Eles não gostaram por várias razões. Primeiro, e isso eu também percebo como pai, é um comportamento desistente, que é sempre um mau sinal. Eu já tinha saído da música a dois anos de fazer o oitavo grau. Portanto, a formação musical na prática não servia para nada. O Técnico também ficara a meio. O Hot Clube [de Portugal] também [não dava] nada. A literatura também não me permitia nada.”

Porém, por mais que o seu futuro parecesse incerto para os pais, mal abandonou a FCSH arranjou maneira de viver do seu trabalho criativo.

Depois do lançamento do álbum Viola Braguesa, foi convidado por Jorge Cruz para fazer parte dos Diabo Na Cruz. Enquanto parte da banda, teve oportunidade de atuar no campus Alameda do Técnico, no Arraial do Caloiro 2010, e também na FCSH. Não atuou só nas suas antigas faculdades, tendo visitado outras, enquanto “one-man Tuna”. Por esta altura, a sua carreira musical já tinha descolado, o que fez com o seu pai se apercebesse que esta tinha futuro. Isto foi um passo significativo porque, na altura,  “não havia maneira de um gajo ser músico”.

Sobre as marcas que ambas as faculdades deixaram na sua vida, admite que do Técnico retirou “a cultura de trabalho e a perceção de que as coisas custam a fazer e de que o trabalho tem que ser organizado”; da FCSH, destacou a cadeira de Linguística Portuguesa, “porque aprendi a ter consciência fonética da pronúncia, que foi uma coisa importante para depois eu conseguir escrever com sotaque bastante carregado“. Confessou que este é um dos seus “truques” ao compôr.

A questão do sotaque fez relembrá-lo de um projeto com Romeu Bairros, artista açoriano, em que o foco era criar músicas adaptadas ao sotaque próprio da região. “É preciso ter consciência do sotaque”, enfatiza. Isto revela-se também pela quantidade de concertos que tem na região do norte, onde regularmente retorna e sente grande apreço precisamente por ter um sotaque distinto.

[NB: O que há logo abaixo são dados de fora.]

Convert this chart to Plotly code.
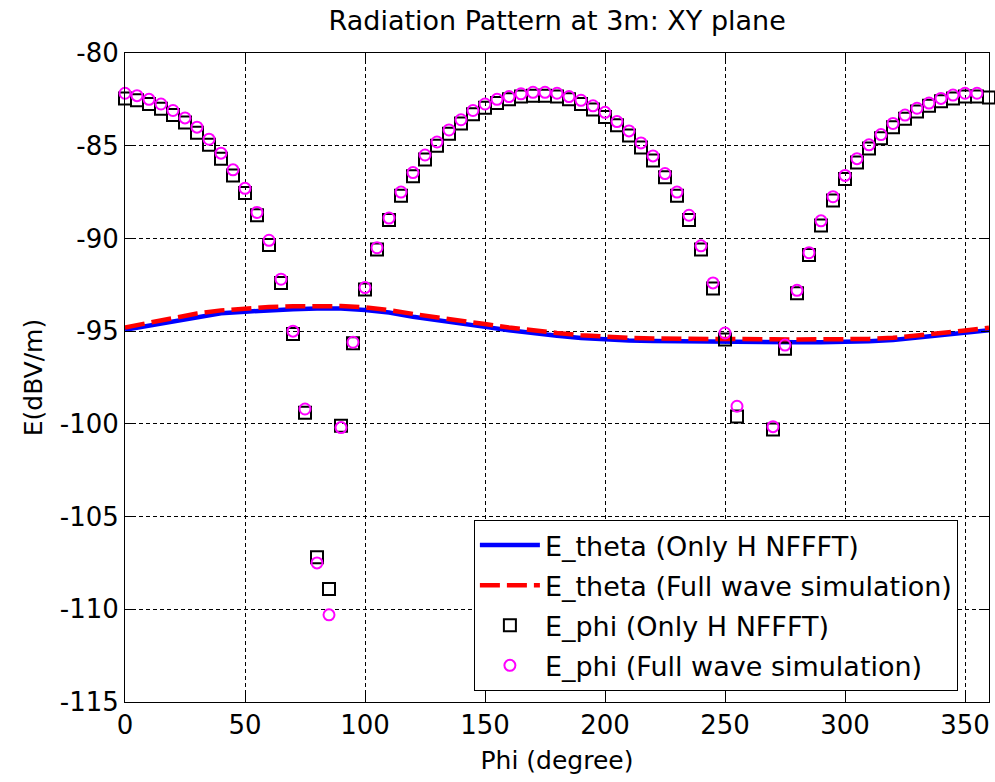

Desde que saiu da faculdade, “levo uma vida bastante contemplativa, tenho tempo para pensar e tenho tempo para formar ideias. Estou sempre a fazer o meu trabalho, o meu músculo criativo está quase sempre a trabalhar”. Este músculo criativo estende-se a tudo: “se for um amigo que tem um restaurante, eu vou de certeza chegar lá e dizer «isto está bom, mas e esta entrada aqui, uma coisa aqui dramática…»”, disse ele expressando-se vigorosamente com os braços, no bar de Química.

Olhando para o futuro, perguntámos-lhe sobre o próximo álbum.

“Gostava que saísse na primeira metade do próximo ano, mas não sei se vai. Devia, sim, até porque eu já estou a ver a próxima sabática ao fundo do túnel.”

“Já estou cansado. Já faz 10 anos desde a minha [última] sabática e estou a precisar, porque eu estou sempre sozinho, eu toco sozinho, o trabalho é muito desgastante.”

“Eu eventualmente preciso de descansar de mim próprio.